The statutory language relied upon by the majority was superceded in 1996. The majority's argument is not available under the language of the current statute.
The statutory reference to an "individual or family" evicted for drugrelated activity does not imply that innocent family members could be evicted. An entire family could be evicted if all the members of the family either themselves engaged in drug-related activity, or knew about and failed to control drug-related activity.
Austin also suggests that a determination of whether a forfeiture violates the Excessive Fines Clause depends on the facts of the case. Austin at 622. Even if this court did need to reach the issue of whether HUD's application of its regulation to appellees violated the Excessive Fines Clause, the proper procedure would be to remand to the district court for such a determination. See id. at 622-23.

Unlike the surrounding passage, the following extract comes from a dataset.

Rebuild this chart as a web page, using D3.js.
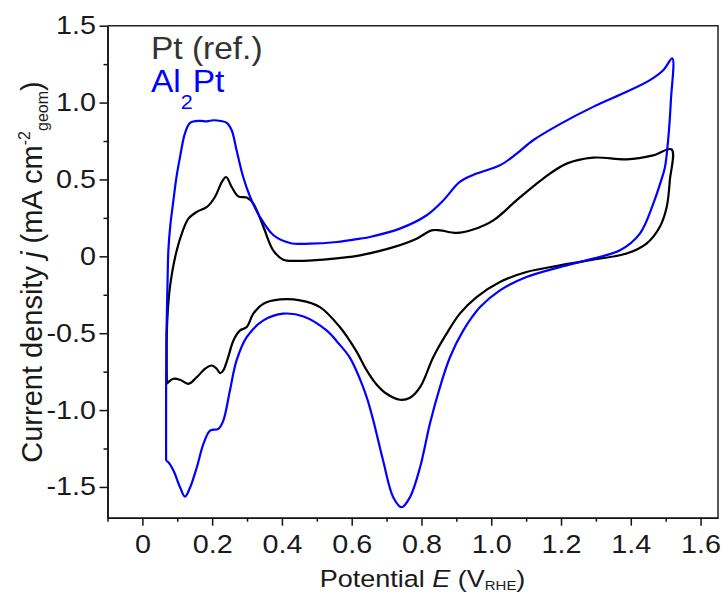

See also Austin at 615 for an examination of the principles underlying forfeiture. The theories supporting the forfeiture of an innocent person's property are limited to situations where the property to be forfeited was itself misused or where "the owner has been negligent in allowing his property to be misused and that he is properly punished for that negligence." Id.
The district court refused to extend the injunctive relief to situations where the property to be forfeited, the leasehold interest, is directly involved in the drug-related criminal activity. That is, if drugs are found in the apartment, the leasehold is forfeited, regardless of the actual knowledge of the tenants.